* Aim
Write out again, exactly as they appear, the lines from the line with "Convert this chart to matplotlib code." through the line with "0.4, 0.4, 0.3, 0.3, 0.3, 0.2, 0.2]". Do not include any pictures.

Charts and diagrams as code
"""

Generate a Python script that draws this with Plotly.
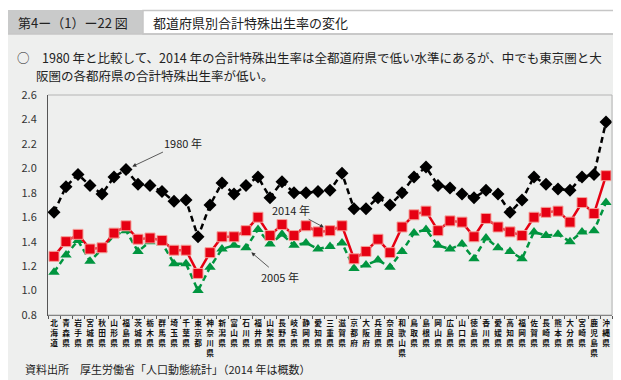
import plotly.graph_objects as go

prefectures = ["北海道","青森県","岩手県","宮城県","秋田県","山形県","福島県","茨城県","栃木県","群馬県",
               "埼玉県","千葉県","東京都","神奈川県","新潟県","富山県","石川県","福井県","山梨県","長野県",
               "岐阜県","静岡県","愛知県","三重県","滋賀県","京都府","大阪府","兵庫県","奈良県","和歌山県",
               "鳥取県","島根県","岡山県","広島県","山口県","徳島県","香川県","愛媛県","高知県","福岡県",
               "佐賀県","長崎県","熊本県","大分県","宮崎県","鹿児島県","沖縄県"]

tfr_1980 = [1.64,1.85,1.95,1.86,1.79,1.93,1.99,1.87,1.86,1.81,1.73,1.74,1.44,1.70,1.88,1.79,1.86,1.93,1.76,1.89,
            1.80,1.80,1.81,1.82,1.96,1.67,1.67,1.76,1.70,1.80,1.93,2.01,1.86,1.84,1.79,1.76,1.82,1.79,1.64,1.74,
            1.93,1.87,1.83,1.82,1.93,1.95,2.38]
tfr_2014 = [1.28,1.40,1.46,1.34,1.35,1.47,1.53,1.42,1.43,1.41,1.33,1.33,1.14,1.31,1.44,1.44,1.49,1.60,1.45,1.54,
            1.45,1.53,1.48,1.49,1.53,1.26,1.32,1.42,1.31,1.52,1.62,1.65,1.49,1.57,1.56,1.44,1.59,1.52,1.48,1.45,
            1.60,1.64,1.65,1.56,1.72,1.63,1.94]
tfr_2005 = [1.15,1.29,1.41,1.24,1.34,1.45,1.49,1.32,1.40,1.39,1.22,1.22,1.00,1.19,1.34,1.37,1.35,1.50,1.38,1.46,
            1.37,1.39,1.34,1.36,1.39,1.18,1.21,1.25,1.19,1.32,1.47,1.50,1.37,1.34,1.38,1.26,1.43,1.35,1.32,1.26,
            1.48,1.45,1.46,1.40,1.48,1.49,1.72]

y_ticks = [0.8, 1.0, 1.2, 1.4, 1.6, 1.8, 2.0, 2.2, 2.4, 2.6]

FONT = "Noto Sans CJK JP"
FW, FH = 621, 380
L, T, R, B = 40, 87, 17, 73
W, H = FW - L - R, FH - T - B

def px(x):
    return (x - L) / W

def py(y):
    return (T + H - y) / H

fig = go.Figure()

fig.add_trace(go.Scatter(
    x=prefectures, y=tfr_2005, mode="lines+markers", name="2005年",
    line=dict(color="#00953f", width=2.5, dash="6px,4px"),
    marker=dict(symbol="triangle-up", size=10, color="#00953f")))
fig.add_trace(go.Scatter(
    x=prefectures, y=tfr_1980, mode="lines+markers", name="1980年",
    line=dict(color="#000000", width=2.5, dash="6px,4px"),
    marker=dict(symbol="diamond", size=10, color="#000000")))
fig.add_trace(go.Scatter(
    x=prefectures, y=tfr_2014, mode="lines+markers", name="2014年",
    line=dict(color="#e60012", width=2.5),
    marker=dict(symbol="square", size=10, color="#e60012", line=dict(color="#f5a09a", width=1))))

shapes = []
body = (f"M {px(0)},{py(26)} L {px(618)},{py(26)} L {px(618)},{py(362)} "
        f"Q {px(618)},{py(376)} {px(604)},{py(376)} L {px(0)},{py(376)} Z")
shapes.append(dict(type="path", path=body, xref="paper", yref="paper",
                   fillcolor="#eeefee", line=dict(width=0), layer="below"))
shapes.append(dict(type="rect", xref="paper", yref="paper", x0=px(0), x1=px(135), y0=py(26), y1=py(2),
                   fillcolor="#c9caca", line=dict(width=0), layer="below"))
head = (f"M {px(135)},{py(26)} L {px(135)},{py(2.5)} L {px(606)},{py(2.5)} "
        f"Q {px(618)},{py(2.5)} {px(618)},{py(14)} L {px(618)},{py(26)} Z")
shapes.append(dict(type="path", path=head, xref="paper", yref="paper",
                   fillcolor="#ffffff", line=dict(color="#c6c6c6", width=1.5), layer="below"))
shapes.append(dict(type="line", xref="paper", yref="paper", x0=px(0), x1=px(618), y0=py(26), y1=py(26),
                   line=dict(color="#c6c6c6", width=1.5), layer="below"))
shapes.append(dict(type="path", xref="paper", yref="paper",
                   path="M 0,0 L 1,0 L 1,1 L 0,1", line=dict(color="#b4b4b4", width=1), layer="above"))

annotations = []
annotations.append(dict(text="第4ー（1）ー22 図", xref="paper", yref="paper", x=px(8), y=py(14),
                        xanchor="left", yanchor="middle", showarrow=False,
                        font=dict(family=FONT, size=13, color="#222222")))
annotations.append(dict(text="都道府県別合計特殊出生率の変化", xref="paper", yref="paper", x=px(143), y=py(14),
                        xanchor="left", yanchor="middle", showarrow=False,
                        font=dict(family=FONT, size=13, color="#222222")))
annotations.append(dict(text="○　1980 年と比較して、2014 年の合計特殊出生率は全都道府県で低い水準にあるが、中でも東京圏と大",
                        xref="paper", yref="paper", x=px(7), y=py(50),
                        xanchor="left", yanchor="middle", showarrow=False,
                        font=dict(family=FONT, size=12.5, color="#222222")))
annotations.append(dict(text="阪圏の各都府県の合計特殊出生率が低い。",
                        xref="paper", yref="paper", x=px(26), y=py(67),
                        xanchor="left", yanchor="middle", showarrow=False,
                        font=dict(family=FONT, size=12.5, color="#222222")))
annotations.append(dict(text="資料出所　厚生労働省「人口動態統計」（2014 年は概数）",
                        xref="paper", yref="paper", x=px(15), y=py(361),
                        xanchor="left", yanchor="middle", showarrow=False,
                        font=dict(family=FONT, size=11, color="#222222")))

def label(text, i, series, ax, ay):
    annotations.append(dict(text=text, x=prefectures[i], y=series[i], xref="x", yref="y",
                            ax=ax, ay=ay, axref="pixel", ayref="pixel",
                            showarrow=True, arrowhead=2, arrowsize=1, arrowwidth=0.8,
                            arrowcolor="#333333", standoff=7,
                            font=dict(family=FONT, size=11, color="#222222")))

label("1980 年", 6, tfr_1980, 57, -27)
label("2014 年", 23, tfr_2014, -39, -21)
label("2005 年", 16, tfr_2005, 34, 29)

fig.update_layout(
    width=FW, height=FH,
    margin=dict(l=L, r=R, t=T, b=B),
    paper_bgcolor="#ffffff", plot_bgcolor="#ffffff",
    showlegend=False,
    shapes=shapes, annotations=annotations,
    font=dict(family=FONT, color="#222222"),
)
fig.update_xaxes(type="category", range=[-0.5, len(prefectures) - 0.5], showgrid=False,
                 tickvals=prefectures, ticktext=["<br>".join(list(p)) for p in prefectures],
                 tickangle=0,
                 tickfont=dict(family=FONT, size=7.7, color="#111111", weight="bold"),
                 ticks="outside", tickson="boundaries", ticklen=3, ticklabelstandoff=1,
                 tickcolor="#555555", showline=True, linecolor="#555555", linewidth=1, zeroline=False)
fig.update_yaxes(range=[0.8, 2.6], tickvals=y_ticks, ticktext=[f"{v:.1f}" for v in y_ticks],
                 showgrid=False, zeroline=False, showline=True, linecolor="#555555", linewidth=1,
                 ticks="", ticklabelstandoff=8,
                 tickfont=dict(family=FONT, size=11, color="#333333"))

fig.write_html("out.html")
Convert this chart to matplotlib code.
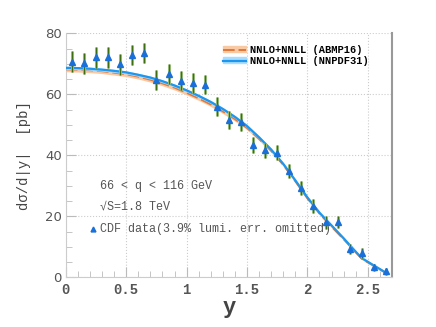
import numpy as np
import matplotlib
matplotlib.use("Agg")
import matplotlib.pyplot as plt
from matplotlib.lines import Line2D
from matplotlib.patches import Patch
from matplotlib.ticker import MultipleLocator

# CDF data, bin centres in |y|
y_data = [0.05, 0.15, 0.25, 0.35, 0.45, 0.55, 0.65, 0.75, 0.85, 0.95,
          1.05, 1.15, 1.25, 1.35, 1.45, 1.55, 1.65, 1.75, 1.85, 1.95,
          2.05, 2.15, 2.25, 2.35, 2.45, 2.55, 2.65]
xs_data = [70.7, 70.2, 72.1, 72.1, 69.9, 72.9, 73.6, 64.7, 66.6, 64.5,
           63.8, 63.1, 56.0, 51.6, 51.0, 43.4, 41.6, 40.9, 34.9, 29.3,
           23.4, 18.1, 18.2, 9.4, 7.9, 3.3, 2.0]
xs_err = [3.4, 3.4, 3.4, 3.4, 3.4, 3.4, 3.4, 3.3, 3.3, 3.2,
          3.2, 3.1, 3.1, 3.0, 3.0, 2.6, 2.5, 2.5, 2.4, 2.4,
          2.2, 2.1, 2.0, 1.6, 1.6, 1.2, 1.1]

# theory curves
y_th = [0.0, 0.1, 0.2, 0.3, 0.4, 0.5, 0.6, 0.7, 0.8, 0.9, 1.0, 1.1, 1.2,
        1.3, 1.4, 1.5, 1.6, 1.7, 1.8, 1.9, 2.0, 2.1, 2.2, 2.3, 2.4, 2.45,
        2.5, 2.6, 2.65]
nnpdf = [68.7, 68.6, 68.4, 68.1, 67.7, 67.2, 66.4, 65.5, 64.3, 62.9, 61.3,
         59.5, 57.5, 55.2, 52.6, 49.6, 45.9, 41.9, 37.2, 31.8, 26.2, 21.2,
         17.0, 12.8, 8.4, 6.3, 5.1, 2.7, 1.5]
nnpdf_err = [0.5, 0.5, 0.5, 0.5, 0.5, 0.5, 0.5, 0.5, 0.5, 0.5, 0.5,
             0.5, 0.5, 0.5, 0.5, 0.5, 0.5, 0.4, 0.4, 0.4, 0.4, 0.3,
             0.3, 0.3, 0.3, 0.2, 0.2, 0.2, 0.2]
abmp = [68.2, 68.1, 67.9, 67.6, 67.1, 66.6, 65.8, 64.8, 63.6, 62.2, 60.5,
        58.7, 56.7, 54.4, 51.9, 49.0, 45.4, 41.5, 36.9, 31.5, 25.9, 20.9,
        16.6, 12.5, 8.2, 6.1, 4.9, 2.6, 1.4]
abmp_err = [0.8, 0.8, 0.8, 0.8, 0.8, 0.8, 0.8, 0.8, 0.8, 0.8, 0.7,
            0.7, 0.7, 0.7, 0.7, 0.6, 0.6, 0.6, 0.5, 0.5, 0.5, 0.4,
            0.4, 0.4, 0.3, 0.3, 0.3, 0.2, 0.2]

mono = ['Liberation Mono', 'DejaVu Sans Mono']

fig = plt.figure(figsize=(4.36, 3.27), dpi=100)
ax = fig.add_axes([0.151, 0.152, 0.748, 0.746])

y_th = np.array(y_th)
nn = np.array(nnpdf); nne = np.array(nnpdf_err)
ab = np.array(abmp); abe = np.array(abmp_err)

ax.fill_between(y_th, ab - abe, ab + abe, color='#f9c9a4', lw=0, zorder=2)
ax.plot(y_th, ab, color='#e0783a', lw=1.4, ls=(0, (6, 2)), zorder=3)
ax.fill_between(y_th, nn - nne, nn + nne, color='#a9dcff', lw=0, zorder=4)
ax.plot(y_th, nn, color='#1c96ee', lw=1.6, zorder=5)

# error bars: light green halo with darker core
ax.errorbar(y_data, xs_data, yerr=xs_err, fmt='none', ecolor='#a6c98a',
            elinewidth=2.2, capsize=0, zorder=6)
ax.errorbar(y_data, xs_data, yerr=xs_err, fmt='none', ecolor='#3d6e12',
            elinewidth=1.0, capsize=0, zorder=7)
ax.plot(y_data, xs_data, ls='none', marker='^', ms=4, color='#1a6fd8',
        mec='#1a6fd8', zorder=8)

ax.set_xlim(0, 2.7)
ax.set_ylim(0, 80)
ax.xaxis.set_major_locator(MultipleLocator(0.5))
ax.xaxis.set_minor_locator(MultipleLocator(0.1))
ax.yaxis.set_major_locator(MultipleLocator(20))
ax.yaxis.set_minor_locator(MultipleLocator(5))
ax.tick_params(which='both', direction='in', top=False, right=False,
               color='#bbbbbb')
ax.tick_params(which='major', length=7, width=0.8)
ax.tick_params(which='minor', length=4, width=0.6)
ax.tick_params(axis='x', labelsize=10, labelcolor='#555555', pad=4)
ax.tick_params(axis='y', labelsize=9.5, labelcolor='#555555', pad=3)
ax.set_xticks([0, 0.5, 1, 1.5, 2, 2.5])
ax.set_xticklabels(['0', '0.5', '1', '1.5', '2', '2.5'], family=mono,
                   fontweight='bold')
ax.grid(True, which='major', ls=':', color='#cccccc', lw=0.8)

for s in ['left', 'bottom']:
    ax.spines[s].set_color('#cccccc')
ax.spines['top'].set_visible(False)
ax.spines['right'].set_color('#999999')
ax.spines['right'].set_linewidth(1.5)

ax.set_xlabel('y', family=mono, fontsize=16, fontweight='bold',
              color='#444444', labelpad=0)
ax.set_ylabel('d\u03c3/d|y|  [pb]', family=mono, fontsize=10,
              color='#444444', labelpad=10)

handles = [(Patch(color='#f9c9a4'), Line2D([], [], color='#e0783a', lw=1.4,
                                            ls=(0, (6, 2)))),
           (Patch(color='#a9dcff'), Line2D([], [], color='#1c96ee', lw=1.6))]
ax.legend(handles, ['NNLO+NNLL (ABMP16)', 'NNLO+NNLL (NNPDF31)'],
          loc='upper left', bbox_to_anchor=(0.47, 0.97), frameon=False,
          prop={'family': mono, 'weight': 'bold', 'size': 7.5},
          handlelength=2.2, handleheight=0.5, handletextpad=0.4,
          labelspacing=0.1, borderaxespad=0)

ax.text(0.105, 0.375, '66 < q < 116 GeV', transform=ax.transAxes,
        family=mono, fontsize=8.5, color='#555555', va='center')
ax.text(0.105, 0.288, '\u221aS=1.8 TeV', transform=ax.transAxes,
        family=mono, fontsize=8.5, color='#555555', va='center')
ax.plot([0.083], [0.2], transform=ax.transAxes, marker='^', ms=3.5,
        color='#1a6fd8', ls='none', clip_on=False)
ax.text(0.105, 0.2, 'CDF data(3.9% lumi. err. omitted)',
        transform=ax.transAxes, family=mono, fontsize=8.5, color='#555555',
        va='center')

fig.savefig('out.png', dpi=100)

"""

* Response to the exercise
Convert this chart to matplotlib code.
import numpy as np
import matplotlib
matplotlib.use("Agg")
import matplotlib.pyplot as plt
from matplotlib.lines import Line2D
from matplotlib.patches import Patch
from matplotlib.ticker import MultipleLocator

# CDF data, bin centres in |y|
y_data = [0.05, 0.15, 0.25, 0.35, 0.45, 0.55, 0.65, 0.75, 0.85, 0.95,
          1.05, 1.15, 1.25, 1.35, 1.45, 1.55, 1.65, 1.75, 1.85, 1.95,
          2.05, 2.15, 2.25, 2.35, 2.45, 2.55, 2.65]
xs_data = [70.7, 70.2, 72.1, 72.1, 69.9, 72.9, 73.6, 64.7, 66.6, 64.5,
           63.8, 63.1, 56.0, 51.6, 51.0, 43.4, 41.6, 40.9, 34.9, 29.3,
           23.4, 18.1, 18.2, 9.4, 7.9, 3.3, 2.0]
xs_err = [3.4, 3.4, 3.4, 3.4, 3.4, 3.4, 3.4, 3.3, 3.3, 3.2,
          3.2, 3.1, 3.1, 3.0, 3.0, 2.6, 2.5, 2.5, 2.4, 2.4,
          2.2, 2.1, 2.0, 1.6, 1.6, 1.2, 1.1]

# theory curves
y_th = [0.0, 0.1, 0.2, 0.3, 0.4, 0.5, 0.6, 0.7, 0.8, 0.9, 1.0, 1.1, 1.2,
        1.3, 1.4, 1.5, 1.6, 1.7, 1.8, 1.9, 2.0, 2.1, 2.2, 2.3, 2.4, 2.45,
        2.5, 2.6, 2.65]
nnpdf = [68.7, 68.6, 68.4, 68.1, 67.7, 67.2, 66.4, 65.5, 64.3, 62.9, 61.3,
         59.5, 57.5, 55.2, 52.6, 49.6, 45.9, 41.9, 37.2, 31.8, 26.2, 21.2,
         17.0, 12.8, 8.4, 6.3, 5.1, 2.7, 1.5]
nnpdf_err = [0.5, 0.5, 0.5, 0.5, 0.5, 0.5, 0.5, 0.5, 0.5, 0.5, 0.5,
             0.5, 0.5, 0.5, 0.5, 0.5, 0.5, 0.4, 0.4, 0.4, 0.4, 0.3,
             0.3, 0.3, 0.3, 0.2, 0.2, 0.2, 0.2]
abmp = [68.2, 68.1, 67.9, 67.6, 67.1, 66.6, 65.8, 64.8, 63.6, 62.2, 60.5,
        58.7, 56.7, 54.4, 51.9, 49.0, 45.4, 41.5, 36.9, 31.5, 25.9, 20.9,
        16.6, 12.5, 8.2, 6.1, 4.9, 2.6, 1.4]
abmp_err = [0.8, 0.8, 0.8, 0.8, 0.8, 0.8, 0.8, 0.8, 0.8, 0.8, 0.7,
            0.7, 0.7, 0.7, 0.7, 0.6, 0.6, 0.6, 0.5, 0.5, 0.5, 0.4,
            0.4, 0.4, 0.3, 0.3, 0.3, 0.2, 0.2]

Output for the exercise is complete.